START

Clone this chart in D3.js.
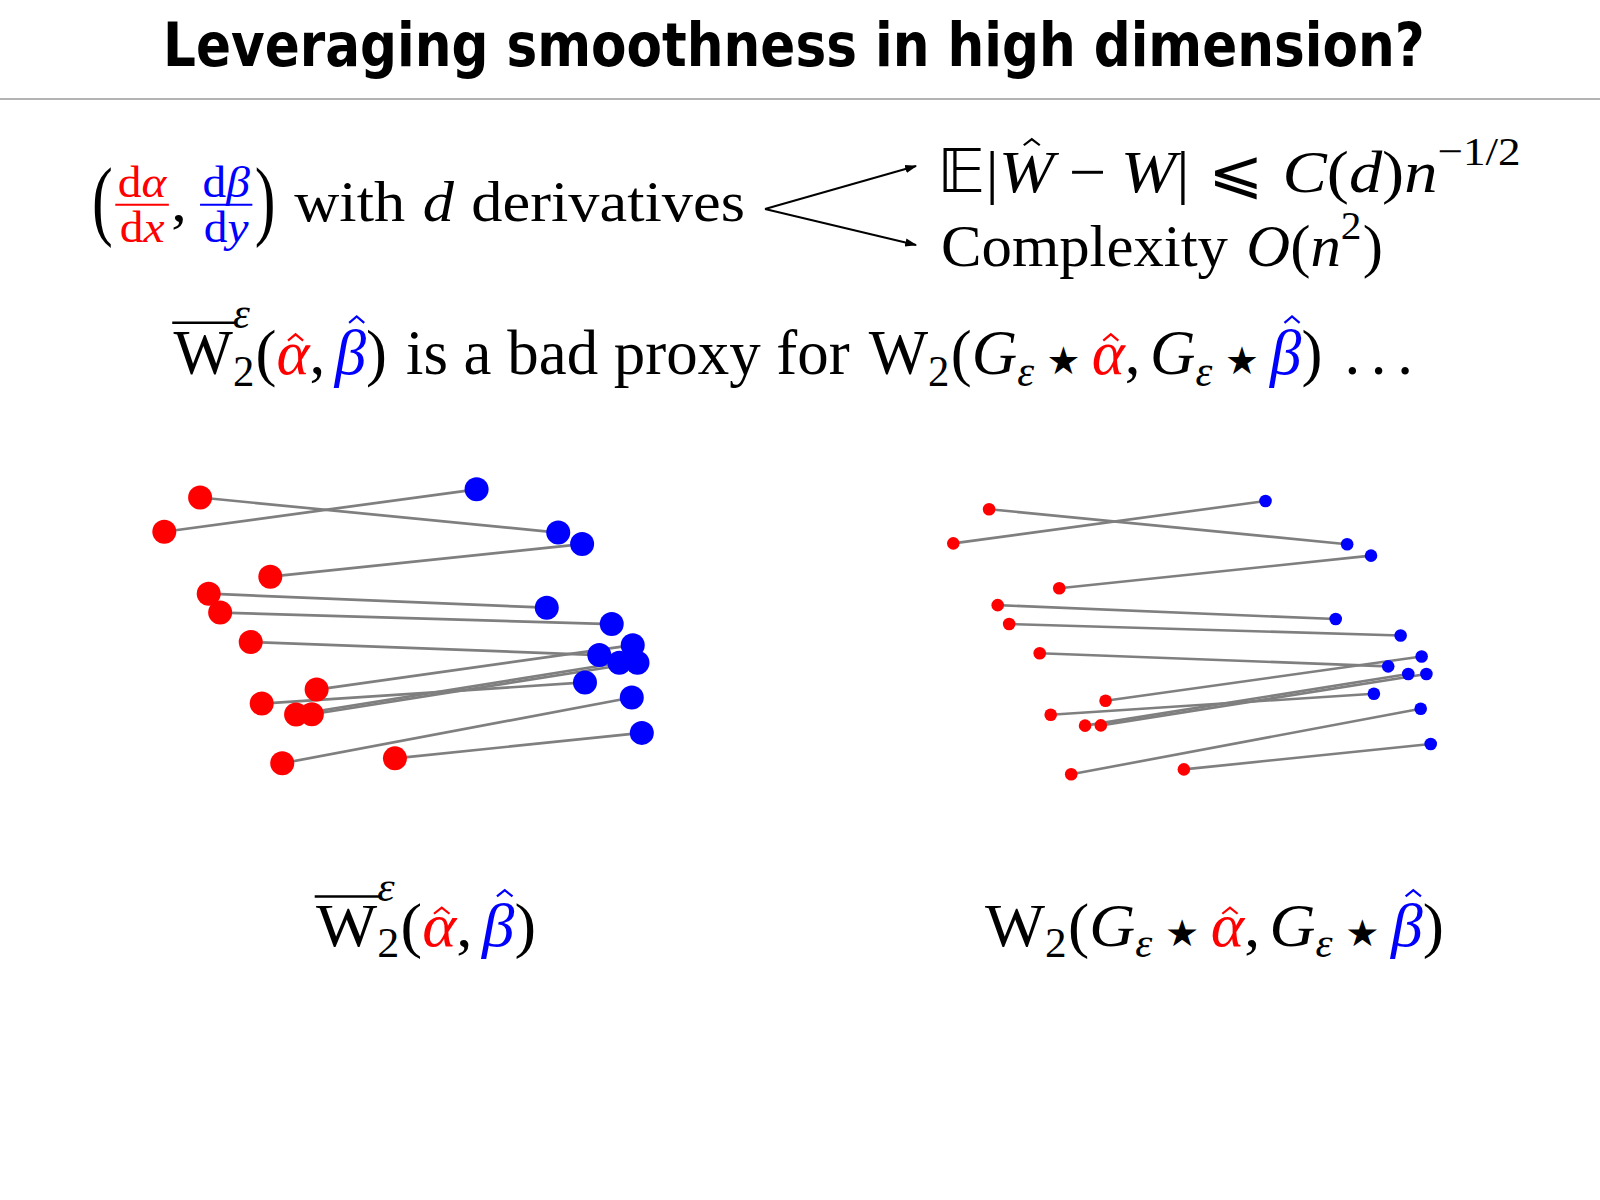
<!DOCTYPE html>
<html><head><meta charset="utf-8">
<script src="https://cdn.jsdelivr.net/npm/d3@7"></script>
<style>html,body{margin:0;padding:0;background:#fff}</style>
</head><body>
<svg id="c" width="1600" height="1200"></svg>
<script>
// ---------- data ----------
const titleText = "Leveraging smoothness in high dimension?";
const RED = "#ff0000", BLUE = "#0000ff", LINK = "#7f7f7f";
// red samples (alpha hat), in data units (x right, y up)
const alphaX = [7.5, 0, 22.2, 9.3, 11.7, 18.1, 31.9, 20.4, 27.6, 30.9, 24.7, 48.3];
const alphaY = [97.0, 84.5, 68.1, 61.9, 55.0, 44.3, 26.9, 21.8, 17.8, 17.9, 0, 1.8];
// blue samples (beta hat), listed in the order they are matched to alpha
const betaX = [82.5, 65.4, 87.5, 80.1, 93.7, 91.1, 98.1, 88.1, 95.3, 99.1, 97.9, 100];
const betaY = [84.2, 100, 80.0, 56.8, 50.8, 39.5, 43.1, 29.5, 36.7, 36.7, 24.0, 11.1];

const svg = d3.select("#c");
svg.append("rect").attr("width", 1600).attr("height", 1200).attr("fill", "#fff");

// ---------- title ----------
const tg = svg.append("g");
const tt = tg.append("text").attr("x", 0).attr("y", 0)
  .attr("font-family", "'DejaVu Sans',sans-serif").attr("font-weight", "bold")
  .attr("font-size", 60).attr("fill", "#000").text(titleText);
const tw = tt.node().getComputedTextLength();
tg.attr("transform", `translate(163,66) scale(${1262 / tw},1)`);
svg.append("line").attr("x1", 0).attr("x2", 1600).attr("y1", 99).attr("y2", 99)
  .attr("stroke", "#9a9a9a").attr("stroke-width", 1.5);

// ---------- panels ----------
function panel(xr, yr, r, sw) {
  const x = d3.scaleLinear().domain([0, 100]).range(xr);
  const y = d3.scaleLinear().domain([0, 100]).range(yr);
  const g = svg.append("g");
  const idx = d3.range(alphaX.length);
  g.selectAll("line.l").data(idx).join("line").attr("class", "l")
    .attr("x1", i => x(alphaX[i])).attr("y1", i => y(alphaY[i]))
    .attr("x2", i => x(betaX[i])).attr("y2", i => y(betaY[i]))
    .attr("stroke", LINK).attr("stroke-width", sw);
  g.selectAll("circle.b").data(idx).join("circle").attr("class", "b")
    .attr("cx", i => x(betaX[i])).attr("cy", i => y(betaY[i])).attr("r", r).attr("fill", BLUE);
  g.selectAll("circle.a").data(idx).join("circle").attr("class", "a")
    .attr("cx", i => x(alphaX[i])).attr("cy", i => y(alphaY[i])).attr("r", r).attr("fill", RED);
}
panel([164.3, 641.8], [763.3, 489.3], 12, 2.7);
panel([953.3, 1430.7], [774.3, 501], 6.3, 2.6);

// ---------- math typesetting helper ----------
const FAM = "'Liberation Serif','DejaVu Serif',serif";
function T(t, o = {}) { return Object.assign({ t }, o); }
function txt(g, t, o, x, y, fs) {
  const e = g.append("text").attr("font-size", fs)
    .attr("font-family", o.ff || FAM).attr("font-style", o.it ? "italic" : "normal")
    .attr("fill", o.c || "#000").text(t);
  if (o.sy) e.attr("x", 0).attr("y", 0).attr("transform", `translate(${x},${y}) scale(1,${o.sy})`);
  else e.attr("x", x).attr("y", y);
  return e;
}
const len = e => e.node().getComputedTextLength();
function render(g, items, size, x0, y0) {
  let x = x0;
  for (const it of items) {
    if (it.sp !== undefined) { x += it.sp * size; continue; }
    if (it.frac) {
      const fs = size * (it.fs || 0.76);
      const gn = g.append("g"), gd = g.append("g");
      const wn = render(gn, it.frac[0], fs, 0, 0), wd = render(gd, it.frac[1], fs, 0, 0);
      const pad = size * 0.08, w = Math.max(wn, wd) + 2 * pad;
      const axis = y0 - size * 0.28;
      gn.attr("transform", `translate(${x + (w - wn) / 2},${axis - size * 0.13})`);
      gd.attr("transform", `translate(${x + (w - wd) / 2},${axis + size * 0.64})`);
      g.append("line").attr("x1", x + pad * 0.5).attr("x2", x + w - pad * 0.5)
        .attr("y1", axis).attr("y2", axis).attr("stroke", it.c || "#000").attr("stroke-width", size * 0.035);
      x += w; continue;
    }
    if (it.sub !== undefined || it.sup !== undefined) {
      const fs = size * 0.68; let w = 0;
      if (it.sub !== undefined) { const e = txt(g, it.sub, { it: it.subIt }, x, y0 + size * (it.subDy || 0.18), fs); w = Math.max(w, len(e)); }
      if (it.sup !== undefined) { const e = txt(g, it.sup, { it: it.supIt }, x, y0 - size * (it.supDy || 0.45), fs); w = Math.max(w, len(e)); }
      x += w + size * 0.02; continue;
    }
    const fs = size * (it.s || 1);
    const e = txt(g, it.t, it, x, y0 + (it.dy || 0) * size, fs);
    const w = len(e);
    if (it.hat !== undefined) {
      const cx = x + w / 2 + (it.hdx || 0) * fs, yb = y0 - it.hat * fs, hw = 0.12 * fs, hh = 0.1 * fs;
      g.append("path").attr("d", `M${cx - hw},${yb}L${cx},${yb - hh}L${cx + hw},${yb}`)
        .attr("fill", "none").attr("stroke", it.c || "#000").attr("stroke-width", fs * 0.035);
    }
    if (it.bar) {
      g.append("line").attr("x1", x - 0.02 * fs).attr("x2", x + w + 0.03 * fs)
        .attr("y1", y0 - 0.8 * fs).attr("y2", y0 - 0.8 * fs).attr("stroke", "#000").attr("stroke-width", fs * 0.04);
    }
    x += w;
  }
  return x - x0;
}
function math(items, x0, x1, base, size) {
  const g = svg.append("g"), inner = g.append("g");
  const w = render(inner, items, size, 0, 0);
  g.attr("transform", `translate(${x0},${base}) scale(${(x1 - x0) / w},1)`);
}
const aHat = () => T("α", { it: 1, c: RED, hat: 0.52, hdx: 0.04 });
const bHat = () => T("β", { it: 1, c: BLUE, hat: 0.8, hdx: 0.1 });
const star = () => T("★", { ff: "'DejaVu Sans',sans-serif", s: 0.6, dy: 0 });
const Weps = () => [T("W", { bar: 1 }), { sub: "2", sup: "ε", supIt: 1, supDy: 0.72 }];
const Geps = () => [T("G", { it: 1 }), { sub: "ε", subIt: 1 }];

// line 1
math([T("(", { sy: 1.55, dy: 0.13 }),
  { frac: [[T("d", { c: RED }), T("α", { it: 1, c: RED })], [T("d", { c: RED }), T("x", { it: 1, c: RED })]], c: RED },
  T(","), { sp: 0.17 },
  { frac: [[T("d", { c: BLUE }), T("β", { it: 1, c: BLUE })], [T("d", { c: BLUE }), T("y", { it: 1, c: BLUE })]], c: BLUE },
  T(")", { sy: 1.55, dy: 0.13 }), { sp: 0.3 }, T("with"), { sp: 0.28 }, T("d", { it: 1 }), { sp: 0.28 }, T("derivatives")],
  92, 745, 221, 58);

// arrows
const defs = svg.append("defs");
defs.append("marker").attr("id", "ah").attr("viewBox", "0 0 10 10").attr("refX", 9).attr("refY", 5)
  .attr("markerWidth", 6).attr("markerHeight", 6).attr("orient", "auto").attr("markerUnits", "strokeWidth")
  .append("path").attr("d", "M0,1.5L10,5L0,8.5z").attr("fill", "#000");
[[916, 166], [916, 245]].forEach(p => {
  svg.append("line").attr("x1", 765).attr("y1", 209).attr("x2", p[0]).attr("y2", p[1])
    .attr("stroke", "#000").attr("stroke-width", 2).attr("marker-end", "url(#ah)");
});

// right block
math([T("𝔼", { ff: "'DejaVu Sans',sans-serif" }), T("|"), T("W", { it: 1, hat: 0.78, hdx: 0.08 }), { sp: 0.22 }, T("−"), { sp: 0.22 },
  T("W", { it: 1 }), T("|"), { sp: 0.28 }, T("⩽", { ff: "'DejaVu Sans',sans-serif" }), { sp: 0.28 },
  T("C", { it: 1 }), T("("), T("d", { it: 1 }), T(")"), T("n", { it: 1 }), { sup: "−1/2", supDy: 0.45 }],
  937, 1522, 192, 60);
math([T("Complexity"), { sp: 0.3 }, T("O", { it: 1 }), T("("), T("n", { it: 1 }), { sup: "2" }, T(")")],
  941, 1383, 266, 60);

// line 3
math([...Weps(), T("("), aHat(), T(","), { sp: 0.15 }, bHat(), T(")"), { sp: 0.3 },
  T("is\u00A0a\u00A0bad\u00A0proxy\u00A0for"), { sp: 0.3 }, T("W"), { sub: "2" }, T("("),
  ...Geps(), { sp: 0.18 }, star(), { sp: 0.18 }, aHat(), T(","), { sp: 0.15 },
  ...Geps(), { sp: 0.18 }, star(), { sp: 0.18 }, bHat(), T(")"), { sp: 0.35 },
  T("."), { sp: 0.17 }, T("."), { sp: 0.17 }, T(".")],
  173.5, 1413, 374, 64);

// bottom labels
math([...Weps(), T("("), aHat(), T(","), { sp: 0.15 }, bHat(), T(")")], 316, 536, 946, 62);
math([T("W"), { sub: "2" }, T("("), ...Geps(), { sp: 0.18 }, star(), { sp: 0.18 }, aHat(), T(","), { sp: 0.15 },
  ...Geps(), { sp: 0.18 }, star(), { sp: 0.18 }, bHat(), T(")")], 985, 1444, 946, 62);
</script>
</body></html>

END

Up to and including the line containing "36.7, 24.0, 11.1];", repeat every line from the start of the data, but none of the pictures.

Solution below ->
Clone this chart in D3.js.
<!DOCTYPE html>
<html><head><meta charset="utf-8">
<script src="https://cdn.jsdelivr.net/npm/d3@7"></script>
<style>html,body{margin:0;padding:0;background:#fff}</style>
</head><body>
<svg id="c" width="1600" height="1200"></svg>
<script>
// ---------- data ----------
const titleText = "Leveraging smoothness in high dimension?";
const RED = "#ff0000", BLUE = "#0000ff", LINK = "#7f7f7f";
// red samples (alpha hat), in data units (x right, y up)
const alphaX = [7.5, 0, 22.2, 9.3, 11.7, 18.1, 31.9, 20.4, 27.6, 30.9, 24.7, 48.3];
const alphaY = [97.0, 84.5, 68.1, 61.9, 55.0, 44.3, 26.9, 21.8, 17.8, 17.9, 0, 1.8];
// blue samples (beta hat), listed in the order they are matched to alpha
const betaX = [82.5, 65.4, 87.5, 80.1, 93.7, 91.1, 98.1, 88.1, 95.3, 99.1, 97.9, 100];
const betaY = [84.2, 100, 80.0, 56.8, 50.8, 39.5, 43.1, 29.5, 36.7, 36.7, 24.0, 11.1];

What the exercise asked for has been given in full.